I’ll never forget one day at a neighborhood playground about two years ago, when I was sitting on the sidelines watching Eva, now four, play in the sand. Next to me was a woman who was on her hands and knees in the sand telling her two-year-old how to play with his toy. It was a complicated sort of gizmo the use for which, only the mother, evidently could decipher. It begged several questions in my mind; Who’s toy was it, really? How necessary was it to get using it correctly right? Was there really only one way to play with this toy.
I’ve said it before in my blogs, but every time I look around, I see how deep the truth of this idea of Rudolph Steiner’s is…that the child should be able in some way to complete the toy; it needs to be open ended. (Eva, pictured here, dresses herself and two of the needle felted dolls I made for her in silk. She has cast herself and the others in a “puppet” show.) Eva wears her play silk, or “Rainbow” as she refers to them, as a “wedding dress.” But her silks have become baby slings, rainbows, flags, vaccuums, ropes, etc…
There is no correct way to play with these; no end to what this simple square of color can become, such as with Birchleafedesigns‘s play silks shown here. These are not only beautiful but processed with low-impact dye, making them and most of the other items featured environmentally friendly.
I’d like to explore the ways in which toys can be simple and open ended, using images from my Etsy.com Naturalkids Team colleagues for examples. With Winsomehollow’s endearing gnome play set, there are no rules. There is no “branded” personality for him…or her. The little island can be anywhere the child chooses. His or her story will be new and original.
Although Woolcomesalive’s toy set, pictured here is described on her site as a barn with sheep and bails, all of those pieces can have new identities in the mind of the child. For, they are not so specifically formed and have no back story created by marketing executives.
Oritdotandolls’ fairies are light and ethereal. Literally, faceless, the child can project whatever image they like onto it. Though Orit names this one a “blessing,” perhaps it is a “gifting” or “singing” fairy to the child…or just “Lucy.” Refreshingly, nothing about this fairy disproves any of the child’s notions.
We see that Littleelfstoyshop’s daffodil girl holds a yellow flower…but what is the rest of her story…and can that daffodil be a flag or a horn? Sure. And her expression, like most Waldorf-inspired dolls is enigmatic, leaving her attitude up to the imagination of the child who plays with her. Here is another example of that open expression from Auntboosbabies. One might think that this lack of expression may feel cold to a child. On the contrary it is inviting. When you combine that with natural materials, like recycled cotton and other natural fibers, as many of our Naturalkids Team team members use, the doll is even softer to the touch…even more loveable.

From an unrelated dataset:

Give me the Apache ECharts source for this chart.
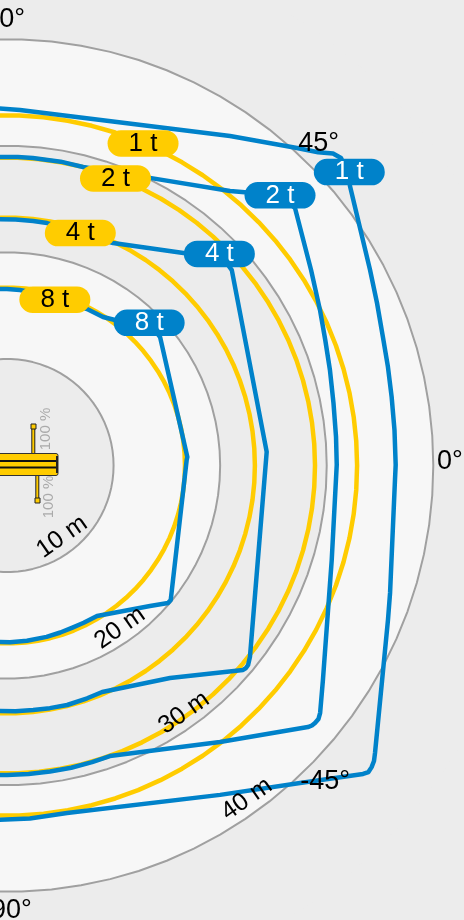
<!DOCTYPE html><html><head><meta charset="utf-8"><style>html,body{margin:0;background:#ececec}#c{width:464px;height:920px}</style></head><body><div id="c"></div>
<script src="https://cdn.jsdelivr.net/npm/echarts@6/dist/echarts.min.js"></script>
<script>
// [range in m, slewing angle in degrees]
const limit1t=[[33.57,92.1],[33.38,87.9],[37.33,55.9],[40.35,47.6],[41.43,45.2],[42.34,43.74],[42.6,42.64],[42.37,41.7],[42.3,40.6],[41.52,39.2],[38.69,28.3],[37.92,23.71],[37.28,18.9],[36.92,14.5],[36.66,10.1],[36.51,5.23],[36.47,0.1],[36.43,-2.1],[37.88,-18.4],[38.58,-22.1],[43.82,-38.0],[44.21,-38.84],[44.40,-39.6],[44.47,-40.3],[44.20,-40.9],[40.54,-47.3],[36.81,-57.1],[33.09,-80.2],[33.2,-86.3],[33.29,-92.1]];
const limit2t=[[28.97,92.4],[28.96,88],[28.96,85.2],[28.95,80],[28.90,75.7],[30.13,63.6],[33.18,50.9],[36.06,44.7],[36.25,41.8],[33.91,32.7],[32.79,26.4],[32.10,21.52],[31.60,16.5],[31.19,10.84],[30.99,5.0],[30.94,0.1],[31.73,-16.2],[35.84,-34.2],[37.44,-38.3],[37.68,-39.14],[37.67,-39.9],[37.6,-40.45],[37.41,-41.0],[32.75,-52.4],[28.92,-70.5],[28.95,-74],[28.99,-78],[29.0,-82],[29.02,-86],[29.05,-90],[29.07,-92.4]];
const limit4t=[[23.16,93.0],[23.1,88],[23.07,83.9],[23.06,80.6],[22.87,72.6],[23.13,64.5],[26.01,50.0],[28.17,44.8],[27.95,41.0],[24.40,3.0],[24.31,1.2],[29.01,-38.2],[29.36,-39.6],[29.39,-40.28],[29.30,-40.9],[25.13,-52.5],[23.05,-67.2],[23.1,-71],[23.17,-75.9],[23.12,-80],[23.07,-83.9],[23.07,-88],[23.07,-93.0]];
const limit8t=[[16.61,94.2],[16.55,90],[16.51,85.8],[16.4,80],[16.26,73.9],[16.49,62.9],[16.59,57.1],[17.00,53.4],[18.88,45.1],[18.75,40.0],[16.94,2.7],[16.87,1.8],[19.88,-39.4],[19.87,-40.5],[18.81,-44.5],[16.45,-59.1],[16.42,-64],[16.40,-68],[16.45,-72.3],[16.5,-77],[16.55,-83.5],[16.58,-89],[16.61,-94.2]];
const loads=['1 t','2 t','4 t','8 t'];
const radiusOn=[32.85,28.9,23.26,16.7];
const gridRadii=[10,20,30,40];
const arcAngles=[100,96,92,88,84,80,76,72,68,64,60,56,52,48,44,40,36,32,28,24,20,16,12,8,4,0,-4,-8,-12,-16,-20,-24,-28,-32,-36,-40,-44,-48,-52,-56,-60,-64,-68,-72,-76,-80,-84,-88,-92,-96,-100];
const yellowTags=[[32.81,67.1],[28.80,69.3],[22.87,72.5],[16.19,73.9]];
const blueTags=[[42.30,40.6],[36.04,44.7],[28.13,44.9],[18.90,45.1]];
const rangeTags=[[8.46,-52.4],[18.57,-55.2],[28.55,-54.4],[38.55,-54.3]];
const rangeNames=['10 m','20 m','30 m','40 m'];
const angleTags=[[41.85,90.3],[42.03,45.9],[41.55,0.45],[42.07,-44.8],[41.8,-90]];
const angleNames=['90°','45°','0°','-45°','-90°'];
const BLUE='#0082ca',YEL='#ffcc00',FONT='"Liberation Sans",Arial,sans-serif';
const limits=[limit1t,limit2t,limit4t,limit8t];
const line=(data,color,z,width)=>({type:'line',coordinateSystem:'polar',data,showSymbol:false,symbol:'none',clip:false,silent:true,z,
  lineStyle:{color,width,join:'round',cap:'round'}});
const tags=(data,bg,fg)=>({type:'scatter',coordinateSystem:'polar',clip:false,symbolSize:0,z:10,silent:true,itemStyle:{opacity:1},
  data:data.map((v,i)=>({value:v,name:loads[i]})),
  label:{show:true,position:'inside',formatter:'{b}',color:fg,fontFamily:FONT,fontSize:26,backgroundColor:bg,borderRadius:13.5,width:71,height:26.5,lineHeight:26.5,align:'center',verticalAlign:'middle'}});
const texts=(data,names,size,rotate)=>({type:'scatter',coordinateSystem:'polar',clip:false,symbolSize:0,z:6,silent:true,itemStyle:{opacity:1},
   data:data.map((v,i)=>({value:v,name:names[i]})),
   label:{show:true,position:'inside',formatter:'{b}',color:'#000',fontFamily:FONT,fontSize:size,rotate,align:'center',verticalAlign:'middle'}});
const grey=t=>Object.assign(t,{rotation:Math.PI/2,style:{text:'100 %',fill:'#aaaaaa',font:'15px '+FONT,align:'center',verticalAlign:'middle'}});
const crane=[
 {type:'line',shape:{x1:33.3,y1:427,x2:33.3,y2:454},style:{stroke:'#222',lineWidth:4}},
 {type:'line',shape:{x1:33.3,y1:427,x2:33.3,y2:454},style:{stroke:YEL,lineWidth:2}},
 {type:'rect',shape:{x:31,y:424,width:5,height:5},style:{fill:YEL,stroke:'#222',lineWidth:1}},
 {type:'line',shape:{x1:37.3,y1:475,x2:37.3,y2:500},style:{stroke:'#222',lineWidth:4}},
 {type:'line',shape:{x1:37.3,y1:475,x2:37.3,y2:500},style:{stroke:YEL,lineWidth:2}},
 {type:'rect',shape:{x:35,y:498,width:5,height:5},style:{fill:YEL,stroke:'#222',lineWidth:1}},
 {type:'rect',shape:{x:-4,y:453.5,width:62,height:22,r:2},style:{fill:YEL,stroke:'#333',lineWidth:1}},
 {type:'rect',shape:{x:-4,y:460,width:60,height:2},style:{fill:'#111'}},
 {type:'rect',shape:{x:-4,y:466.5,width:60,height:2},style:{fill:'#111'}},
 {type:'rect',shape:{x:56,y:456,width:2,height:17},style:{fill:'#222'}},
 grey({type:'text',x:45.5,y:429}),
 grey({type:'text',x:49,y:497})
].map(e=>Object.assign(e,{silent:true,z:20}));
const chart=echarts.init(document.getElementById('c'),null,{renderer:'canvas'});
chart.setOption({
 animation:false,backgroundColor:'#ececec',
 polar:{center:[7,465.5],radius:532.875},
 angleAxis:{type:'value',min:-180,max:180,interval:45,startAngle:180,clockwise:false,
  axisLine:{show:false},axisTick:{show:false},splitLine:{show:false},axisLabel:{show:false}},
 radiusAxis:{type:'value',min:0,max:50,interval:10,axisLine:{show:false},axisTick:{show:false},axisLabel:{show:false},
  splitLine:{show:false},
  splitArea:{show:true,areaStyle:{color:['#ececec','#f7f7f7']}}},
 graphic:{elements:crane},
 series:[
  ...gridRadii.map(r=>line(arcAngles.map(a=>[r,a]),'#a0a0a0',1,2)),
  ...radiusOn.map(r=>line(arcAngles.map(a=>[r,a]),YEL,2,4.5)),
  ...limits.map(d=>line(d,BLUE,3,4.5)),
  tags(yellowTags,YEL,'#000'),
  tags(blueTags,BLUE,'#fff'),
  texts(rangeTags,rangeNames,25,35),
  texts(angleTags,angleNames,27,0)
 ]});
</script></body></html>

I would like to continue with these examples and feature additional sellers from our team in my next “Part Two of Instructions Not Included” next time. In the meantime, I invite you to click on their links on the blog site and visit the wonderful and creative worlds these folks inspire through their artistry.
I leave off with the image featured at the top of the page from Dosidough. This team member creates a natural version of playdough – a toy which defies all rules and for which instructions are neither included or requested.